** Begin **
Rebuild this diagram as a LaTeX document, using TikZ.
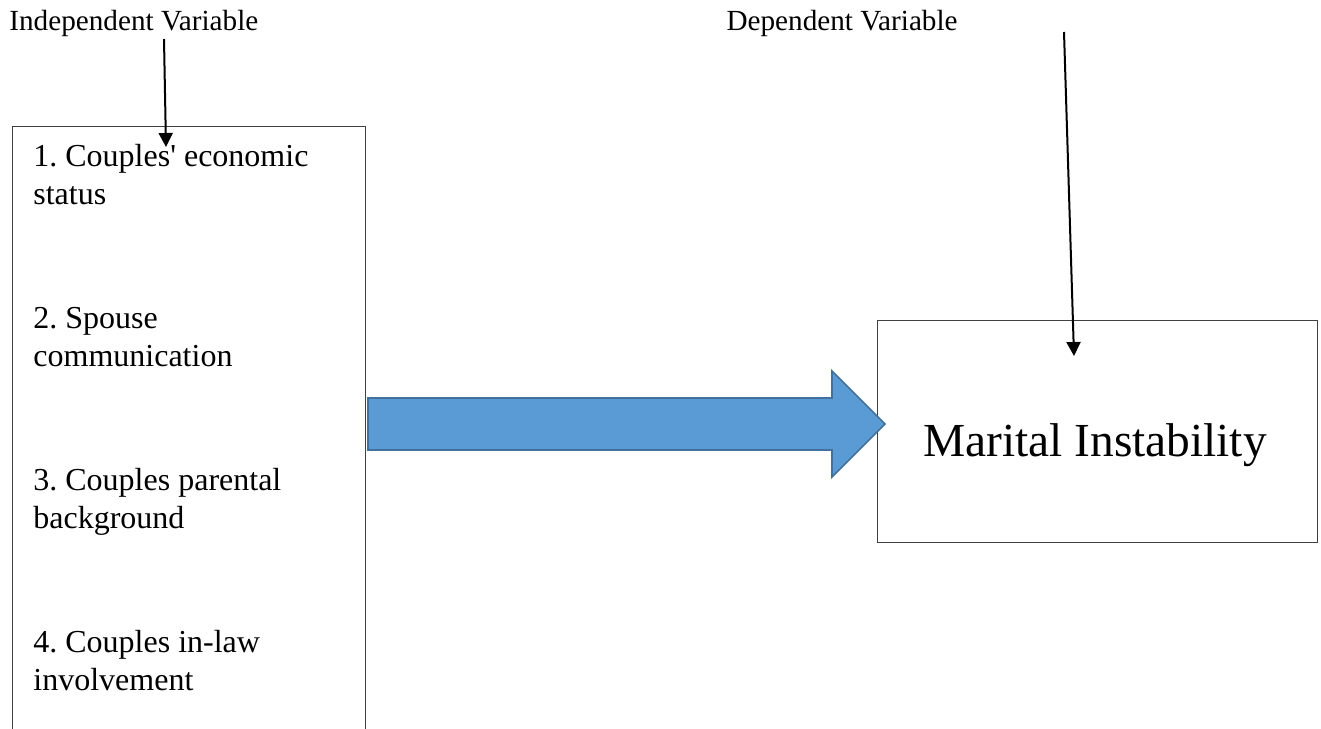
\documentclass[tikz,border=0pt]{standalone}
\usepackage{fontspec}
\setmainfont{Liberation Serif}
\usetikzlibrary{arrows.meta}
\frenchspacing
\definecolor{arrowfill}{HTML}{5B9BD5}
\definecolor{arrowline}{HTML}{41719C}
\tikzset{
  varbox/.style={draw=black!75,line width=0.6pt,inner sep=0pt},
  varlabel/.style={inner sep=0pt,font=\fontsize{14.6}{17}\selectfont},
  itemtext/.style={inner sep=0pt,align=left,font=\fontsize{16}{19}\selectfont},
  vararrow/.style={line width=1pt,-{Triangle[width=7pt,length=7pt]}},
  bigarrow/.style={fill=arrowfill,draw=arrowline,line width=0.8pt}
}
\begin{document}
\begin{tikzpicture}[x=0.5pt,y=-0.5pt]
\useasboundingbox (0,0) rectangle (1321,728);
\clip (0,0) rectangle (1321,728);
% boxes
\node[varbox,anchor=north west,minimum width=176.5pt,minimum height=330pt] (ivbox) at (12,126) {};
\node[varbox,anchor=north west,minimum width=220pt,minimum height=111pt] (dvbox) at (877,320) {};
\node[anchor=base,inner sep=0pt,font=\fontsize{23.7}{28}\selectfont] (mi) at (1095,456) {Marital Instability};
\foreach \n/\txt in {1/{1. Couples\textquotesingle{} economic\\status},2/{2. Spouse\\communication},3/{3. Couples parental\\background},4/{4. Couples in-law\\involvement}}
  \node[itemtext,anchor=base west] (item\n) at (33,{204+162*(\n-1)}) {\txt};
% labels
\node[varlabel,anchor=base west] (ivlabel) at (9,31) {Independent Variable};
\node[varlabel,anchor=base east] (dvlabel) at (958,31) {Dependent Variable};
\coordinate (ivtail) at (164,39);
\coordinate (ivtip) at (166,147);
\coordinate (dvtail) at (1064,32);
\coordinate (dvtip) at (1074,356);
\draw[vararrow] (ivtail) -- (ivtip);
\draw[vararrow] (dvtail) -- (dvtip);
% big arrow
\draw[bigarrow] (368,398) -- (832,398) -- (832,371) -- (885,424) -- (832,477) -- (832,450) -- (368,450) -- cycle;
\end{tikzpicture}
\end{document}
** End **
§ **SET TASK**: Every line above should be repeated exactly; pictures stay out of the copy.

§ **SOLVED EXERCISE**:
Rebuild this diagram as a LaTeX document, using TikZ.
\documentclass[tikz,border=0pt]{standalone}
\usepackage{fontspec}
\setmainfont{Liberation Serif}
\usetikzlibrary{arrows.meta}
\frenchspacing
\definecolor{arrowfill}{HTML}{5B9BD5}
\definecolor{arrowline}{HTML}{41719C}
\tikzset{
  varbox/.style={draw=black!75,line width=0.6pt,inner sep=0pt},
  varlabel/.style={inner sep=0pt,font=\fontsize{14.6}{17}\selectfont},
  itemtext/.style={inner sep=0pt,align=left,font=\fontsize{16}{19}\selectfont},
  vararrow/.style={line width=1pt,-{Triangle[width=7pt,length=7pt]}},
  bigarrow/.style={fill=arrowfill,draw=arrowline,line width=0.8pt}
}
\begin{document}
\begin{tikzpicture}[x=0.5pt,y=-0.5pt]
\useasboundingbox (0,0) rectangle (1321,728);
\clip (0,0) rectangle (1321,728);
% boxes
\node[varbox,anchor=north west,minimum width=176.5pt,minimum height=330pt] (ivbox) at (12,126) {};
\node[varbox,anchor=north west,minimum width=220pt,minimum height=111pt] (dvbox) at (877,320) {};
\node[anchor=base,inner sep=0pt,font=\fontsize{23.7}{28}\selectfont] (mi) at (1095,456) {Marital Instability};
\foreach \n/\txt in {1/{1. Couples\textquotesingle{} economic\\status},2/{2. Spouse\\communication},3/{3. Couples parental\\background},4/{4. Couples in-law\\involvement}}
  \node[itemtext,anchor=base west] (item\n) at (33,{204+162*(\n-1)}) {\txt};
% labels
\node[varlabel,anchor=base west] (ivlabel) at (9,31) {Independent Variable};
\node[varlabel,anchor=base east] (dvlabel) at (958,31) {Dependent Variable};
\coordinate (ivtail) at (164,39);
\coordinate (ivtip) at (166,147);
\coordinate (dvtail) at (1064,32);
\coordinate (dvtip) at (1074,356);
\draw[vararrow] (ivtail) -- (ivtip);
\draw[vararrow] (dvtail) -- (dvtip);
% big arrow
\draw[bigarrow] (368,398) -- (832,398) -- (832,371) -- (885,424) -- (832,477) -- (832,450) -- (368,450) -- cycle;
\end{tikzpicture}
\end{document}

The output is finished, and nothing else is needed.